--- start Given records ---

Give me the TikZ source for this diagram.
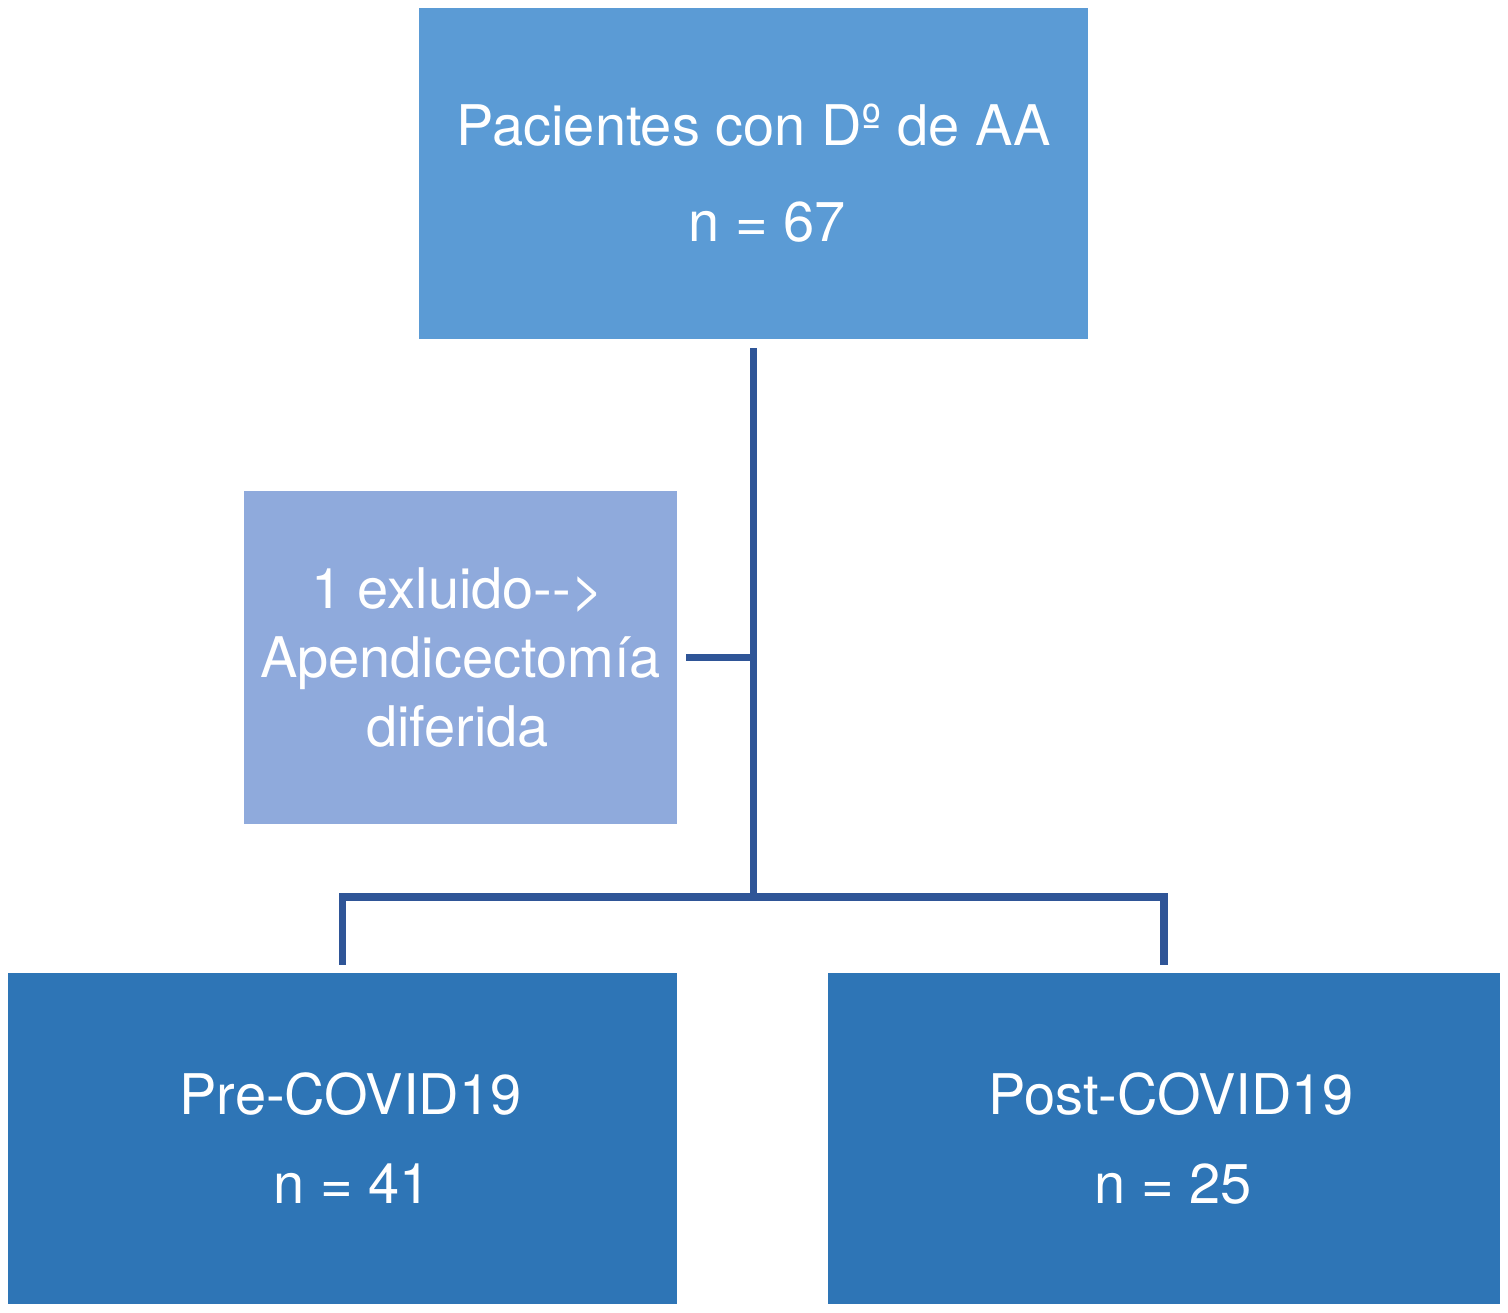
\documentclass[tikz,border=0pt]{standalone}
\usepackage{fontspec}
\setmainfont{TeX Gyre Heros}
\definecolor{topblue}{HTML}{5B9BD5}
\definecolor{midblue}{HTML}{8FAADC}
\definecolor{botblue}{HTML}{2E75B6}
\definecolor{linkblue}{HTML}{2F5597}
\tikzset{
  box/.style={rectangle, inner sep=0pt, text=white, align=center, anchor=center},
  conn/.style={draw=linkblue, line width=7.5pt, line join=miter, line cap=butt}
}
\begin{document}
\begin{tikzpicture}[x=1pt,y=-1pt]
\useasboundingbox[fill=white] (0,0) rectangle (1508,1313);
\node[box, fill=topblue, minimum width=669pt, minimum height=331pt,
      font=\fontsize{56}{96}\selectfont] (top) at (753.5,173.5)
      {Pacientes con Dº de AA\\\hspace*{28pt}n = 67};
\node[box, fill=midblue, minimum width=433pt, minimum height=333pt,
      font=\fontsize{56}{69}\selectfont] (excl) at (460.5,657.5)
      {1 exluido{-}{-}>\hspace*{6pt}\\Apendicectomía\hspace*{6pt}\\diferida\hspace*{6pt}};
\node[box, fill=botblue, minimum width=669pt, minimum height=331pt,
      font=\fontsize{56}{89}\selectfont] (pre) at (342.5,1138.5)
      {\hspace*{16pt}Pre-COVID19\\\hspace*{20pt}n = 41};
\node[box, fill=botblue, minimum width=672pt, minimum height=331pt,
      font=\fontsize{56}{89}\selectfont] (post) at (1164,1138.5)
      {\hspace*{14pt}Post-COVID19\\\hspace*{18pt}n = 25};
\coordinate (j) at (753.5,897);
\draw[conn, shorten <=9pt] (top.south) -- (top.south |- j);
\draw[conn, shorten <=9pt] (excl.east) -- (excl.east -| j);
\draw[conn, shorten <=8pt, shorten >=8pt] (pre.north) -- (pre.north |- j) -- (post.north |- j) -- (post.north);
\end{tikzpicture}
\end{document}
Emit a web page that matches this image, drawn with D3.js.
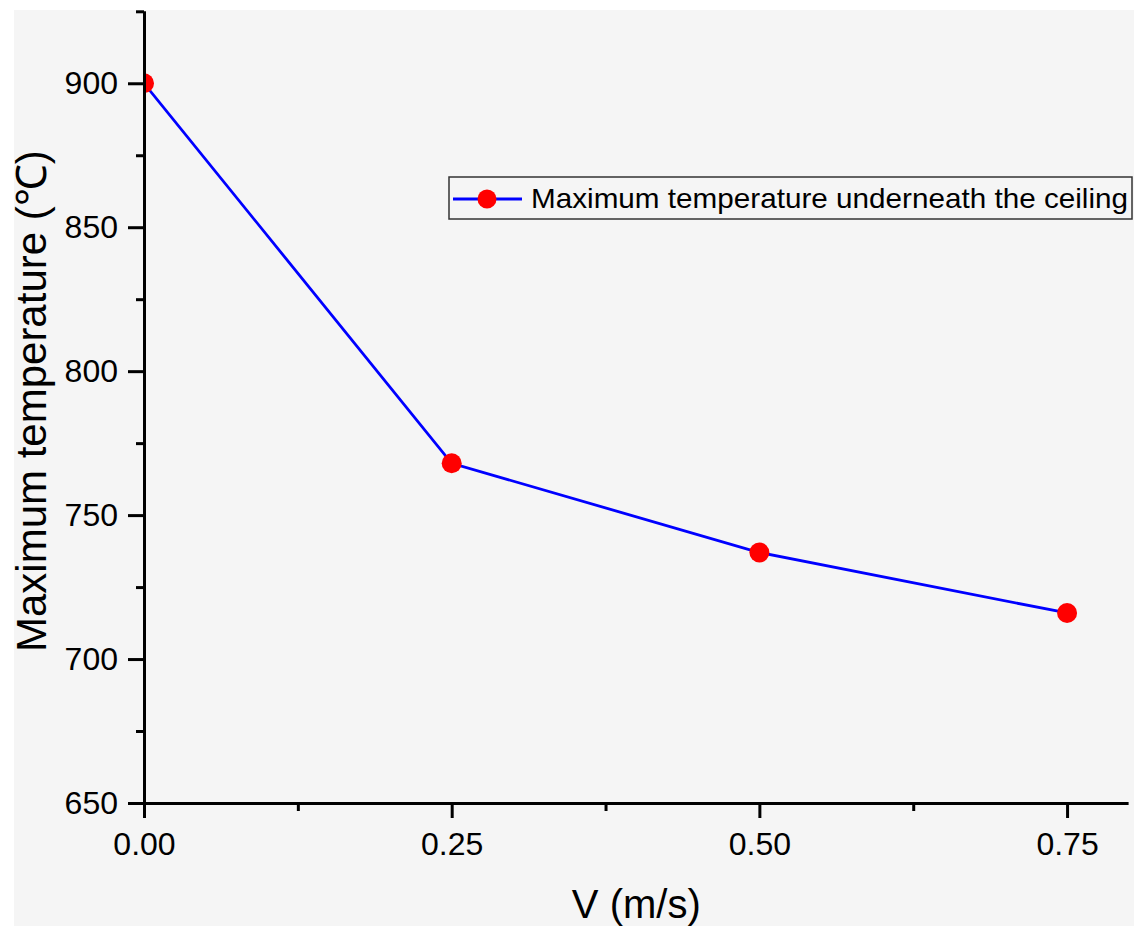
<!DOCTYPE html>
<html>
<head>
<meta charset="utf-8">
<script src="https://cdn.jsdelivr.net/npm/d3@7"></script>
<style>
  html, body { margin: 0; padding: 0; background: #ffffff; }
  svg { display: block; }
  text { font-family: "Liberation Sans", Arial, sans-serif; fill: #000; }
</style>
</head>
<body>
<svg id="chart" width="1142" height="926"></svg>
<script>
// Air velocity (m/s) and the peak ceiling temperature (°C) at each velocity
const velocities = [0, 0.25, 0.5, 0.75];
const maxTemps = [900, 768, 737, 716];
const xTicks = [0, 0.25, 0.5, 0.75];
const xMinorTicks = [0.125, 0.375, 0.625];
const yTicks = [650, 700, 750, 800, 850, 900];
const yMinorTicks = [675, 725, 775, 825, 875, 925];
const seriesName = "Maximum temperature underneath the ceiling";
const xTitle = "V (m/s)";
const yTitle = "Maximum temperature (\u2103)";

const svg = d3.select("#chart");
const plot = { left: 144, right: 1128.6, top: 11.3, bottom: 803 };

// Light grey page panel
svg.append("rect")
  .attr("x", 14).attr("y", 10)
  .attr("width", 1120).attr("height", 916)
  .attr("fill", "#f5f5f5");

const x = d3.scaleLinear().domain([0, 0.8]).range([plot.left, plot.right]);
const y = d3.scaleLinear().domain([650, 925]).range([plot.bottom, plot.top]);

svg.append("clipPath").attr("id", "plotClip")
  .append("rect")
  .attr("x", plot.left).attr("y", plot.top - 20)
  .attr("width", plot.right - plot.left + 20)
  .attr("height", plot.bottom - plot.top + 20);

const data = velocities.map((v, i) => ({ v, t: maxTemps[i] }));

const g = svg.append("g").attr("clip-path", "url(#plotClip)");

g.append("path")
  .datum(data)
  .attr("fill", "none")
  .attr("stroke", "#0000ff")
  .attr("stroke-width", 2.8)
  .attr("d", d3.line().x(d => x(d.v)).y(d => y(d.t)));

g.selectAll("circle.pt")
  .data(data)
  .join("circle")
  .attr("class", "pt")
  .attr("cx", d => x(d.v))
  .attr("cy", d => y(d.t))
  .attr("r", 10)
  .attr("fill", "#ff0000");

// Axes: major ticks with labels, minor ticks without
function styleAxis(sel) {
  sel.selectAll("path.domain").attr("stroke", "#000").attr("stroke-width", 3);
  sel.selectAll(".tick line").attr("stroke", "#000").attr("stroke-width", 3);
  sel.selectAll(".tick text")
    .attr("font-family", "'Liberation Sans', Arial, sans-serif")
    .attr("font-size", 32).attr("fill", "#000");
}

const xAxisMinor = svg.append("g")
  .attr("transform", `translate(0,${plot.bottom})`)
  .call(d3.axisBottom(x).tickValues(xMinorTicks).tickSize(8).tickFormat(""));
xAxisMinor.select("path.domain").remove();
styleAxis(xAxisMinor);

const xAxis = svg.append("g")
  .attr("transform", `translate(0,${plot.bottom})`)
  .call(d3.axisBottom(x).tickValues(xTicks).tickSize(15).tickPadding(14)
    .tickSizeOuter(0).tickFormat(d3.format(".2f")));
styleAxis(xAxis);
xAxis.select("path.domain").attr("d", `M${plot.left - 16},0.5H${plot.right}`);

const yAxisMinor = svg.append("g")
  .attr("transform", `translate(${plot.left},0)`)
  .call(d3.axisLeft(y).tickValues(yMinorTicks).tickSize(8).tickFormat(""));
yAxisMinor.select("path.domain").remove();
styleAxis(yAxisMinor);

const yAxis = svg.append("g")
  .attr("transform", `translate(${plot.left},0)`)
  .call(d3.axisLeft(y).tickValues(yTicks).tickSize(16).tickPadding(10)
    .tickSizeOuter(0).tickFormat(d3.format("d")));
styleAxis(yAxis);
yAxis.select("path.domain").attr("d", `M0.5,${plot.top}V${plot.bottom + 15}`);

// Axis titles
svg.append("text")
  .attr("x", (plot.left + plot.right) / 2)
  .attr("y", 918)
  .attr("text-anchor", "middle")
  .attr("font-size", 40)
  .text(xTitle);

svg.append("text")
  .attr("transform", `translate(46,${(plot.top + plot.bottom) / 2 - 6}) rotate(-90)`)
  .attr("text-anchor", "middle")
  .attr("font-size", 42)
  .text(yTitle);

// Legend
const legend = svg.append("g").attr("transform", "translate(449,177)");
legend.append("rect")
  .attr("width", 683).attr("height", 42)
  .attr("fill", "#f5f5f5")
  .attr("stroke", "#333").attr("stroke-width", 1.5);
legend.append("line")
  .attr("x1", 4).attr("x2", 73).attr("y1", 22).attr("y2", 22)
  .attr("stroke", "#0000ff").attr("stroke-width", 2.8);
legend.append("circle")
  .attr("cx", 38).attr("cy", 22).attr("r", 9.5).attr("fill", "#ff0000");
legend.append("text")
  .attr("transform", "translate(82,31) scale(1.06,1)")
  .attr("font-size", 28)
  .text(seriesName);
</script>
</body>
</html>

--- end Given records ---

**Written problem:**
Give back the entries verbatim. Do not include any picture.

**Response:**
Give me the TikZ source for this diagram.
\documentclass[tikz,border=0pt]{standalone}
\usepackage{fontspec}
\setmainfont{TeX Gyre Heros}
\definecolor{topblue}{HTML}{5B9BD5}
\definecolor{midblue}{HTML}{8FAADC}
\definecolor{botblue}{HTML}{2E75B6}
\definecolor{linkblue}{HTML}{2F5597}
\tikzset{
  box/.style={rectangle, inner sep=0pt, text=white, align=center, anchor=center},
  conn/.style={draw=linkblue, line width=7.5pt, line join=miter, line cap=butt}
}
\begin{document}
\begin{tikzpicture}[x=1pt,y=-1pt]
\useasboundingbox[fill=white] (0,0) rectangle (1508,1313);
\node[box, fill=topblue, minimum width=669pt, minimum height=331pt,
      font=\fontsize{56}{96}\selectfont] (top) at (753.5,173.5)
      {Pacientes con Dº de AA\\\hspace*{28pt}n = 67};
\node[box, fill=midblue, minimum width=433pt, minimum height=333pt,
      font=\fontsize{56}{69}\selectfont] (excl) at (460.5,657.5)
      {1 exluido{-}{-}>\hspace*{6pt}\\Apendicectomía\hspace*{6pt}\\diferida\hspace*{6pt}};
\node[box, fill=botblue, minimum width=669pt, minimum height=331pt,
      font=\fontsize{56}{89}\selectfont] (pre) at (342.5,1138.5)
      {\hspace*{16pt}Pre-COVID19\\\hspace*{20pt}n = 41};
\node[box, fill=botblue, minimum width=672pt, minimum height=331pt,
      font=\fontsize{56}{89}\selectfont] (post) at (1164,1138.5)
      {\hspace*{14pt}Post-COVID19\\\hspace*{18pt}n = 25};
\coordinate (j) at (753.5,897);
\draw[conn, shorten <=9pt] (top.south) -- (top.south |- j);
\draw[conn, shorten <=9pt] (excl.east) -- (excl.east -| j);
\draw[conn, shorten <=8pt, shorten >=8pt] (pre.north) -- (pre.north |- j) -- (post.north |- j) -- (post.north);
\end{tikzpicture}
\end{document}
Emit a web page that matches this image, drawn with D3.js.
<!DOCTYPE html>
<html>
<head>
<meta charset="utf-8">
<script src="https://cdn.jsdelivr.net/npm/d3@7"></script>
<style>
  html, body { margin: 0; padding: 0; background: #ffffff; }
  svg { display: block; }
  text { font-family: "Liberation Sans", Arial, sans-serif; fill: #000; }
</style>
</head>
<body>
<svg id="chart" width="1142" height="926"></svg>
<script>
// Air velocity (m/s) and the peak ceiling temperature (°C) at each velocity
const velocities = [0, 0.25, 0.5, 0.75];
const maxTemps = [900, 768, 737, 716];
const xTicks = [0, 0.25, 0.5, 0.75];
const xMinorTicks = [0.125, 0.375, 0.625];
const yTicks = [650, 700, 750, 800, 850, 900];
const yMinorTicks = [675, 725, 775, 825, 875, 925];
const seriesName = "Maximum temperature underneath the ceiling";
const xTitle = "V (m/s)";
const yTitle = "Maximum temperature (\u2103)";

const svg = d3.select("#chart");
const plot = { left: 144, right: 1128.6, top: 11.3, bottom: 803 };

// Light grey page panel
svg.append("rect")
  .attr("x", 14).attr("y", 10)
  .attr("width", 1120).attr("height", 916)
  .attr("fill", "#f5f5f5");

const x = d3.scaleLinear().domain([0, 0.8]).range([plot.left, plot.right]);
const y = d3.scaleLinear().domain([650, 925]).range([plot.bottom, plot.top]);

svg.append("clipPath").attr("id", "plotClip")
  .append("rect")
  .attr("x", plot.left).attr("y", plot.top - 20)
  .attr("width", plot.right - plot.left + 20)
  .attr("height", plot.bottom - plot.top + 20);

const data = velocities.map((v, i) => ({ v, t: maxTemps[i] }));

const g = svg.append("g").attr("clip-path", "url(#plotClip)");

g.append("path")
  .datum(data)
  .attr("fill", "none")
  .attr("stroke", "#0000ff")
  .attr("stroke-width", 2.8)
  .attr("d", d3.line().x(d => x(d.v)).y(d => y(d.t)));

g.selectAll("circle.pt")
  .data(data)
  .join("circle")
  .attr("class", "pt")
  .attr("cx", d => x(d.v))
  .attr("cy", d => y(d.t))
  .attr("r", 10)
  .attr("fill", "#ff0000");

// Axes: major ticks with labels, minor ticks without
function styleAxis(sel) {
  sel.selectAll("path.domain").attr("stroke", "#000").attr("stroke-width", 3);
  sel.selectAll(".tick line").attr("stroke", "#000").attr("stroke-width", 3);
  sel.selectAll(".tick text")
    .attr("font-family", "'Liberation Sans', Arial, sans-serif")
    .attr("font-size", 32).attr("fill", "#000");
}

const xAxisMinor = svg.append("g")
  .attr("transform", `translate(0,${plot.bottom})`)
  .call(d3.axisBottom(x).tickValues(xMinorTicks).tickSize(8).tickFormat(""));
xAxisMinor.select("path.domain").remove();
styleAxis(xAxisMinor);

const xAxis = svg.append("g")
  .attr("transform", `translate(0,${plot.bottom})`)
  .call(d3.axisBottom(x).tickValues(xTicks).tickSize(15).tickPadding(14)
    .tickSizeOuter(0).tickFormat(d3.format(".2f")));
styleAxis(xAxis);
xAxis.select("path.domain").attr("d", `M${plot.left - 16},0.5H${plot.right}`);

const yAxisMinor = svg.append("g")
  .attr("transform", `translate(${plot.left},0)`)
  .call(d3.axisLeft(y).tickValues(yMinorTicks).tickSize(8).tickFormat(""));
yAxisMinor.select("path.domain").remove();
styleAxis(yAxisMinor);

const yAxis = svg.append("g")
  .attr("transform", `translate(${plot.left},0)`)
  .call(d3.axisLeft(y).tickValues(yTicks).tickSize(16).tickPadding(10)
    .tickSizeOuter(0).tickFormat(d3.format("d")));
styleAxis(yAxis);
yAxis.select("path.domain").attr("d", `M0.5,${plot.top}V${plot.bottom + 15}`);

// Axis titles
svg.append("text")
  .attr("x", (plot.left + plot.right) / 2)
  .attr("y", 918)
  .attr("text-anchor", "middle")
  .attr("font-size", 40)
  .text(xTitle);

svg.append("text")
  .attr("transform", `translate(46,${(plot.top + plot.bottom) / 2 - 6}) rotate(-90)`)
  .attr("text-anchor", "middle")
  .attr("font-size", 42)
  .text(yTitle);

// Legend
const legend = svg.append("g").attr("transform", "translate(449,177)");
legend.append("rect")
  .attr("width", 683).attr("height", 42)
  .attr("fill", "#f5f5f5")
  .attr("stroke", "#333").attr("stroke-width", 1.5);
legend.append("line")
  .attr("x1", 4).attr("x2", 73).attr("y1", 22).attr("y2", 22)
  .attr("stroke", "#0000ff").attr("stroke-width", 2.8);
legend.append("circle")
  .attr("cx", 38).attr("cy", 22).attr("r", 9.5).attr("fill", "#ff0000");
legend.append("text")
  .attr("transform", "translate(82,31) scale(1.06,1)")
  .attr("font-size", 28)
  .text(seriesName);
</script>
</body>
</html>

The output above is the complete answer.